EXERCISE PROMPT –
Read the lines below. Copy out any that hold the string "with".

GIVEN MATERIAL –

* * *

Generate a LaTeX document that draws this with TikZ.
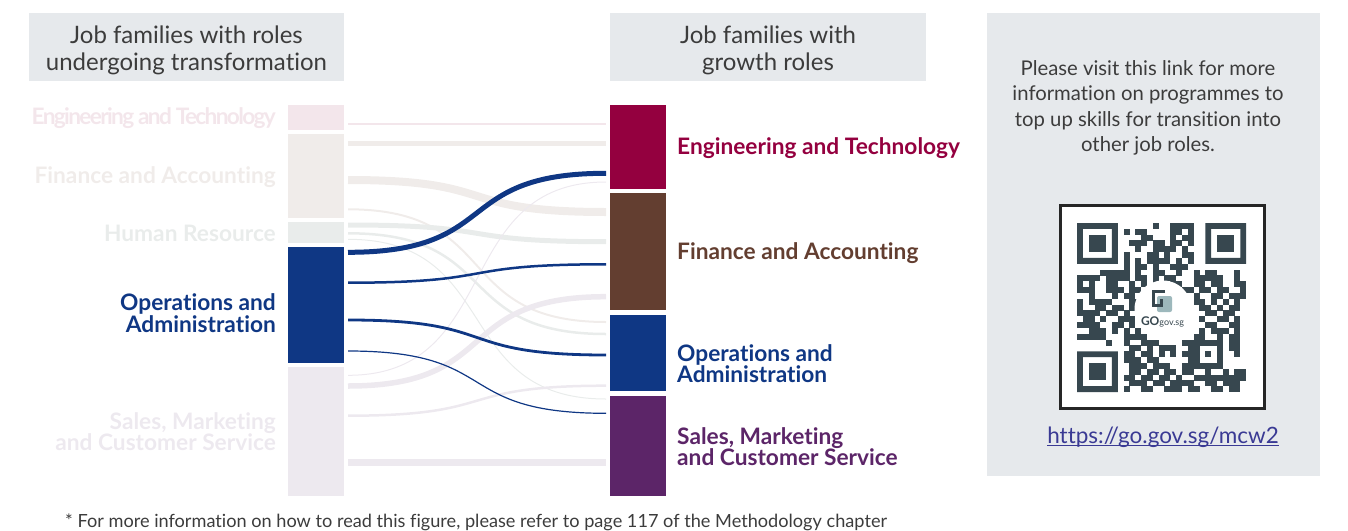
\documentclass[tikz,border=0pt]{standalone}
\usepackage{fontspec}
\setmainfont{Lato}[Ligatures=NoCommon]
\definecolor{engcol}{HTML}{94003F}
\definecolor{fincol}{HTML}{633E30}
\definecolor{opscol}{HTML}{0F3784}
\definecolor{salcol}{HTML}{5C2568}
\definecolor{englight}{HTML}{F3E6EB}
\definecolor{finlight}{HTML}{F0ECEA}
\definecolor{hrlight}{HTML}{E9ECEB}
\definecolor{sallight}{HTML}{EDE9EF}
\definecolor{panelgrey}{HTML}{E6E9EC}
\definecolor{textgrey}{HTML}{3C3C3C}
\definecolor{qrcol}{HTML}{37474F}
\definecolor{qrteal}{HTML}{9DB8BC}
\definecolor{linkcol}{HTML}{3A3A94}
\tikzset{
  panel/.style={fill=panelgrey,inner sep=0pt},
  headtext/.style={text=textgrey,align=center,font=\fontsize{24}{27}\selectfont},
  bar/.style={inner sep=0pt,minimum width=56pt},
  leftlabel/.style={anchor=east,align=right,inner sep=0pt,font=\fontsize{22.7}{21.5}\selectfont\bfseries},
  rightlabel/.style={anchor=west,align=left,inner sep=0pt,font=\fontsize{22.7}{21.5}\selectfont\bfseries},
  flow/.style={draw}
}
\begin{document}
\begin{tikzpicture}[x=1pt,y=-1pt]
  \useasboundingbox (0,0) rectangle (1348,530);
  \node[panel,minimum width=315pt,minimum height=68pt] (headleft) at (186.5,47) {};
  \node[panel,minimum width=316pt,minimum height=68pt] (headright) at (768,47) {};
  \node[panel,minimum width=333pt,minimum height=463pt] (infopanel) at (1153.5,244.5) {};
  \node[headtext] (headlefttext) at (186.5,50) {Job families with roles\\undergoing transformation};
  \node[headtext] (headrighttext) at (768,50.5) {Job families with\\growth roles};
  % left bars
  \foreach \name/\y/\h/\col in {eng/117.5/25/englight,fin/176/84/finlight,hr/232.5/21/hrlight,ops/305/116/opscol,sal/431.5/129/sallight}
    \node[bar,fill=\col,minimum height=\h pt] (l\name) at (316,\y) {};
  % right bars
  \foreach \name/\y/\h/\col in {eng/147/84/engcol,fin/251.5/117/fincol,ops/353/76/opscol,sal/446/100/salcol}
    \node[bar,fill=\col,minimum height=\h pt] (r\name) at (638,\y) {};
  % light flows first
  \foreach \name/\ya/\yb/\w/\col in {
    a/124/124/2/englight,
    b/143.3/143.3/5/finlight,
    c/180/212/8/finlight,
    d/209.3/322/2/finlight,
    e/225/241.7/5/hrlight,
    f/233.3/334/2.5/hrlight,
    g/239.3/399/1/hrlight,
    h/375.3/182/1/sallight,
    i/386/296.7/5.5/sallight,
    j/415.7/385.7/2.5/sallight,
    k/462.7/462.7/7.5/sallight,
    l/252.3/173.3/5/opscol,
    m/282.7/264.3/2.5/opscol,
    n/320/355/2.8/opscol,
    o/351/413.3/1.2/opscol}{
    \coordinate (from\name) at (348,\ya);
    \coordinate (to\name) at (606,\yb);
    \draw[flow,draw=\col,line width=\w pt] (from\name) .. controls +(155,0) and +(-155,0) .. (to\name);
  }
  % labels
  \node[leftlabel,text=englight] (tleng) at (276,118.5) {\addfontfeature{LetterSpace=-7.4}Engineering and Technology};
  \node[leftlabel,text=finlight] (tlfin) at (276,177.5) {Finance and Accounting};
  \node[leftlabel,text=hrlight] (tlhr) at (276,233.5) {Human Resource};
  \node[leftlabel,text=opscol] (tlops) at (276,313) {Operations and\\Administration};
  \node[leftlabel,text=sallight] (tlsal) at (276,431.5) {Sales, Marketing\\and Customer Service};
  \node[rightlabel,text=engcol] (treng) at (677,148.5) {Engineering and Technology};
  \node[rightlabel,text=fincol] (trfin) at (677,253.5) {Finance and Accounting};
  \node[rightlabel,text=opscol] (trops) at (677,363.5) {Operations and\\Administration};
  \node[rightlabel,text=salcol] (trsal) at (677,446.5) {Sales, Marketing\\and Customer Service};
  % panel
  \node[text=textgrey,align=center,font=\fontsize{20.3}{25.3}\selectfont] (infotext) at (1148,108) {Please visit this link for more\\information on programmes to\\top up skills for transition into\\other job roles.};
  \node[draw=black!85,line width=3pt,fill=white,minimum width=204pt,minimum height=203pt,inner sep=0pt] (qrbox) at (1162,306.5) {};
  % qr finders
  \foreach \cx/\cy in {0/0,22/0,0/22}{
    \begin{scope}[shift={(1077+5.83*\cx,223+5.83*\cy)},x=5.83pt,y=-5.83pt]
      \fill[qrcol,even odd rule] (0,0) rectangle (7,7) (1,1) rectangle (6,6);
      \fill[qrcol] (2,2) rectangle (5,5);
    \end{scope}
  }
  % qr cells, row/columns
  \begin{scope}[shift={(1077,223)},x=5.83pt,y=-5.83pt]
    \foreach \r/\cells in {
      0/{13,16,17,18,19},
      1/{8,10,11,16,17,19},
      2/{11,12,16,18,19},
      3/{9,10,11,13,14,16,17,19},
      4/{10,13,14,15,16,18},
      5/{8,12,13,15,18,19},
      6/{8,10,12,13,14,15,17,19},
      7/{8,10,11,13,16,17,18},
      8/{4,5,6,7,8,10,13,14,17,20,22,23,27},
      9/{0,1,2,3,5,6,7,8,10,11,13,15,16,20,21,22,23,24,27},
      10/{0,2,5,6,9,11,13,14,16,17,20,21,23,24,27,28},
      11/{0,1,2,5,6,7,9,10,18,19,21,22,24,25,28},
      12/{2,6,8,9,11,20,23,24,26,27,28},
      13/{0,2,3,4,5,9,10,20,21,23,25,27},
      14/{0,3,4,6,7,9,21,22,24,26,27},
      15/{0,1,2,3,5,6,8,22,23,25,26},
      16/{1,2,4,7,8,9,21,24,25,27},
      17/{0,1,2,3,6,7,9,22,23,26,27},
      18/{2,3,4,6,8,10,21,23,24,25,27},
      19/{0,1,2,3,4,8,9,10,11,20,21,24,26,27},
      20/{5,8,11,12,13,18,19,20,21,22,23,24,26,27},
      21/{9,10,12,14,15,16,19,20,24,26,27},
      22/{8,9,11,12,14,16,18,19,20,22,24,27},
      23/{8,9,10,12,13,19,20,24},
      24/{9,10,11,13,14,15,18,19,20,21,22,23,24},
      25/{9,10,12,13,15,16,18,19,22,25,27,28},
      26/{8,9,11,12,14,15,17,20,21,22,23,24,25,26,27,28},
      27/{9,10,11,13,14,16,17,18,19,22,23,25,26,27},
      28/{8,11,12,15,16,17,19,20,23,24,26,27}}{
      \foreach \c in \cells
        \fill[qrcol] (\c,\r) rectangle +(1.02,1.02);
    }
  \end{scope}
  % logo
  \node[circle,fill=white,minimum size=57pt,inner sep=0pt] (qrdisc) at (1163,309) {};
  \fill[qrteal,rounded corners=2pt] (1157,296) rectangle (1172,312);
  \draw[qrcol,line width=3pt] (1165,291.5) -- (1153.5,291.5) -- (1153.5,305.5) -- (1161,305.5) -- (1161,299);
  \node[text=qrcol,inner sep=0pt,font=\fontsize{12}{12}\selectfont\bfseries] (qrlogo) at (1162.5,322) {GO\fontsize{9}{9}\selectfont\mdseries gov.sg};
  \node[text=linkcol,inner sep=0pt,font=\fontsize{22.5}{25}\selectfont] (qrlink) at (1163,437) {https://go.gov.sg/mcw2};
  \draw[linkcol,line width=0.9pt] ([yshift=-2.5pt]qrlink.base west) -- ([yshift=-2.5pt]qrlink.base east);
  \node[text=textgrey,anchor=west,inner sep=0pt,font=\fontsize{18.15}{20}\selectfont] (footnote) at (65,522) {* For more information on how to read this figure, please refer to page 117 of the Methodology chapter};
\end{tikzpicture}
\end{document}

* * *

EXPECTED ANSWER –
Generate a LaTeX document that draws this with TikZ.
  \node[headtext] (headlefttext) at (186.5,50) {Job families with roles\\undergoing transformation};
  \node[headtext] (headrighttext) at (768,50.5) {Job families with\\growth roles};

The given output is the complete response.